→ Problem details: Leave out the pictures, and write out exactly the lines from the beginning of the material to the line holding "import pandas as pd", that line included, and nothing else.

→ Raw data:

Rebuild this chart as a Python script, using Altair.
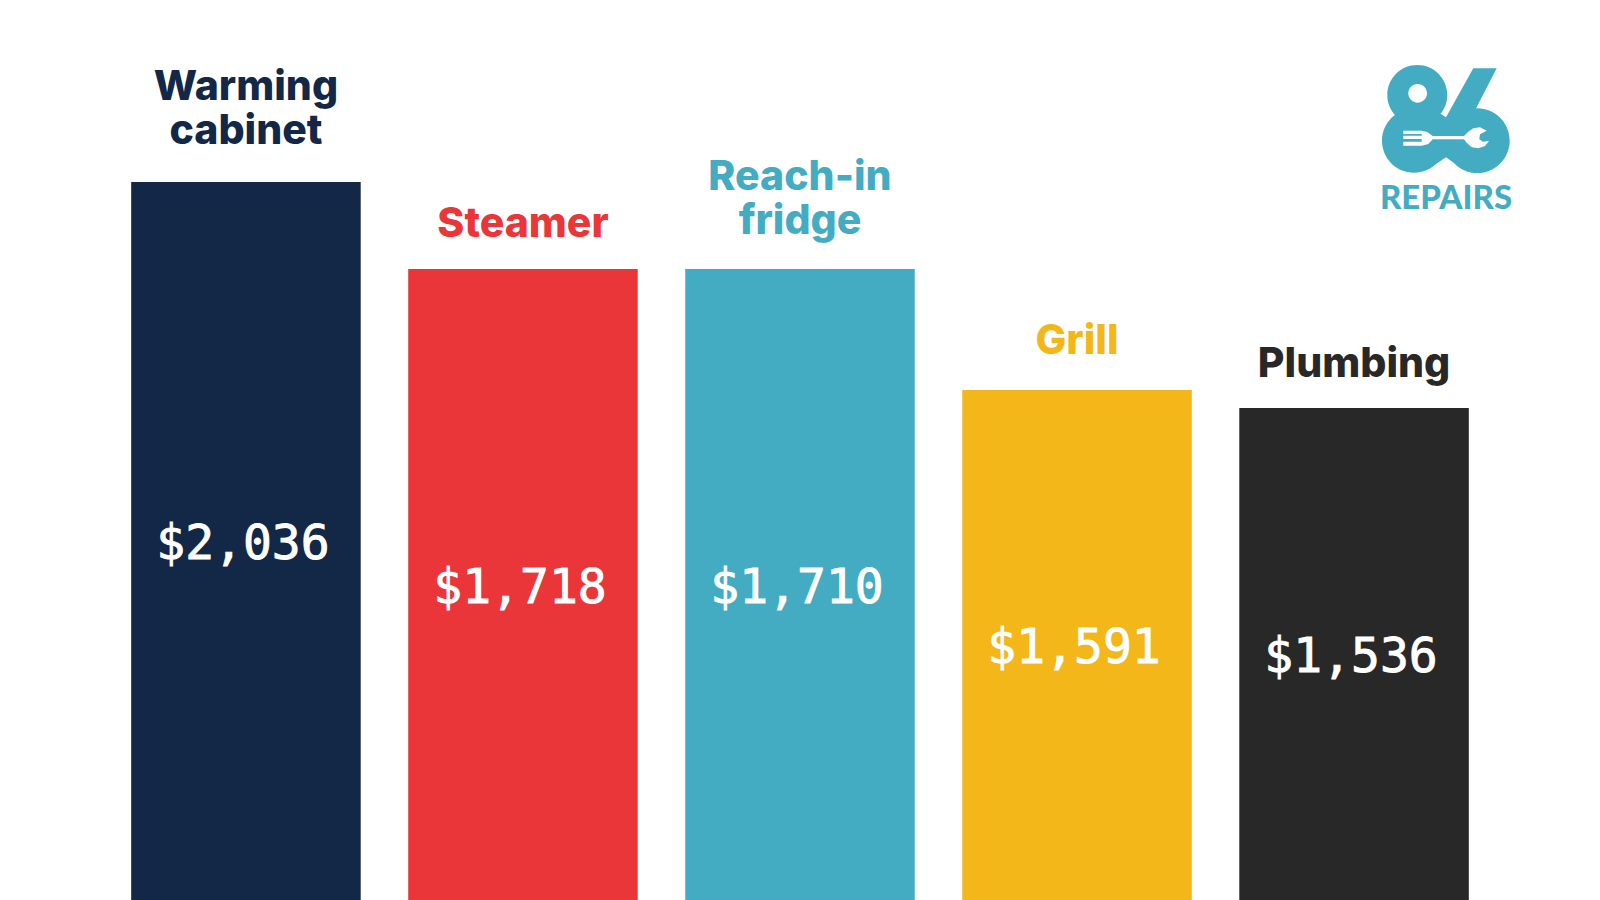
import altair as alt
import pandas as pd

categories = ["Warming\ncabinet", "Steamer", "Reach-in\nfridge", "Grill", "Plumbing"]
cost_labels = ["$2,036", "$1,718", "$1,710", "$1,591", "$1,536"]
bar_heights = [718, 631, 631, 510, 492]      # drawn height of each bar
label_gaps = [39, 33, 36, 37, 32]            # title baseline above bar top, as drawn
colors = ["#132747", "#EB3639", "#44ACC2", "#F4B71A", "#282828"]

W, H = 1584, 892
TEAL = "#44ACC2"
LINE_HEIGHT = 44

df = pd.DataFrame({
    "category": categories,
    "cost": cost_labels,
    "bar": bar_heights,
    "mid": [h / 2 for h in bar_heights],
    "top": [h + g + c.count("\n") * LINE_HEIGHT for h, g, c in zip(bar_heights, label_gaps, categories)],
    "color": colors,
})

x = alt.X("category:N", sort=categories, axis=None,
          scale=alt.Scale(paddingInner=0.1715, paddingOuter=0.4447))
yscale = alt.Scale(domain=[0, H], nice=False, zero=True)
color = alt.Color("color:N", scale=None, legend=None)

bars = alt.Chart(df).mark_bar(cornerRadius=0).encode(
    x=x, y=alt.Y("bar:Q", scale=yscale, axis=None), color=color)

values = alt.Chart(df).mark_text(
    font="DejaVu Sans Mono", fontSize=48, color="white", stroke="white", strokeWidth=0.9,
    baseline="middle", align="center", dx=-3, dy=4
).encode(x=x, y=alt.Y("mid:Q", scale=yscale, axis=None), text="cost:N")

titles = alt.Chart(df).mark_text(
    font="Inter", fontWeight=800, fontSize=41, baseline="bottom", align="center",
    lineBreak="\n", lineHeight=LINE_HEIGHT, dy=9.5
).encode(x=x, y=alt.Y("top:Q", scale=yscale, axis=None), text="category:N", color=color)


# --- logo, sketched in its own local pixel frame (origin at the logo's centre)
def p(zx, zy):
    return f"{zx / 3 + 1340 - 1446:.1f} {zy / 3 + 40 - 123:.1f}"


def circle(cx, cy, r):
    return (f"M{p(cx - r, cy)}A{r / 3:.1f} {r / 3:.1f} 0 1 1 {p(cx + r, cy)}"
            f"A{r / 3:.1f} {r / 3:.1f} 0 1 1 {p(cx - r, cy)}Z")


def poly(points):
    return "M" + "L".join(p(*q) for q in points) + "Z"


teal_path = (
    circle(232, 165, 90) + circle(222, 302, 96) + circle(412, 302, 97)
    + poly([(400, 85), (470, 85), (415, 192), (385, 250), (318, 232)])
    + poly([(250, 210), (303, 222), (318, 232), (385, 210), (351, 376), (318, 352), (285, 374)])
)
white_path = circle(233, 160, 28) + poly([
    (190, 272), (245, 272), (262, 276), (278, 288), (372, 288), (385, 275), (400, 265), (420, 262),
    (440, 272), (420, 283), (418, 297), (428, 305), (447, 303), (435, 318), (415, 325), (395, 322),
    (380, 308), (372, 298), (278, 298), (265, 312), (245, 317), (190, 317), (190, 305), (245, 305),
    (245, 297), (190, 297), (190, 287), (245, 287), (245, 282), (190, 282),
])

logo_df = pd.DataFrame({"logo": ["86"]})
logo_teal = alt.Chart(logo_df).mark_point(
    shape=teal_path, filled=True, size=4, color=TEAL, opacity=1, strokeWidth=0
).encode(x=alt.value(1438), y=alt.value(115))
logo_white = alt.Chart(logo_df).mark_point(
    shape=white_path, filled=True, size=4, color="white", opacity=1, strokeWidth=0
).encode(x=alt.value(1438), y=alt.value(115))
logo_text = alt.Chart(pd.DataFrame({"t": ["REPAIRS"]})).mark_text(
    font="Lato", fontWeight=900, fontSize=33, color=TEAL,
    align="center", baseline="alphabetic"
).encode(x=alt.value(1438), y=alt.value(201), text="t:N")

chart = (
    alt.layer(bars, values, titles, logo_teal, logo_white, logo_text)
    .properties(width=W, height=H, padding=0, background="white")
    .configure_view(strokeWidth=0)
)
chart.save("out.html", embed_options={"renderer": "svg", "actions": False})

→ Problem solution:
Rebuild this chart as a Python script, using Altair.
import altair as alt
import pandas as pd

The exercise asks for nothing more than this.